Dynamic Spin Fluctuations in the Frustrated Spin Chain Compound Li3Cu2SbO6

Abstract

We report the signatures of dynamic spin fluctuations in the layered honeycomb Li3Cu2SbO6 compound, with a 3d S = 1/2 d9 Cu2+ configuration, through muon spin rotation and relaxation (μSR) and neutron scattering studies. Our zero-field (ZF) and longitudinal-field (LF)-μSR results demonstrate the slowing down of the Cu2+ spin fluctuations below 4.0 K. The saturation of the ZF relaxation rate at low temperature, together with its weak dependence on the longitudinal field between 0 and 3.2 kG, indicates the presence of dynamic spin fluctuations persisting even at 80 mK without static order.
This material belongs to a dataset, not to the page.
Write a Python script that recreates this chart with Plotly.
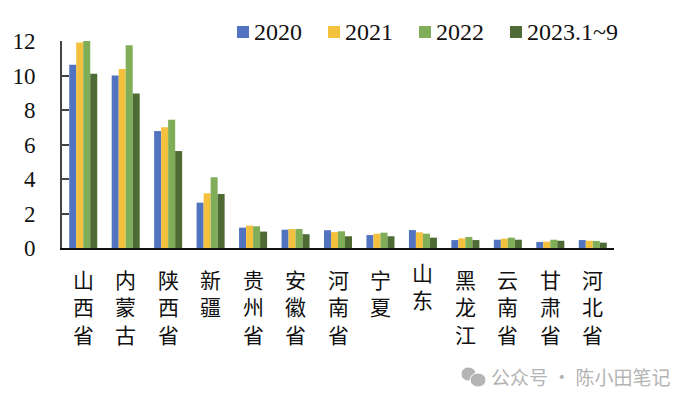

Neutron scattering study reveals the gaped magnetic excitations with three modes at 7.7, 13.5 and 33 meV. Our DFT calculations reveal that the next nearest neighbors (NNN) AFM exchange (JAFM = 31 meV) is stronger than the NN FM exchange (JFM = -21 meV) indicating the importance of the orbital degrees of freedom. Our results suggest that the physics of Li3Cu2SbO6 can be explained by an alternating AFM chain rather than the honeycomb lattice.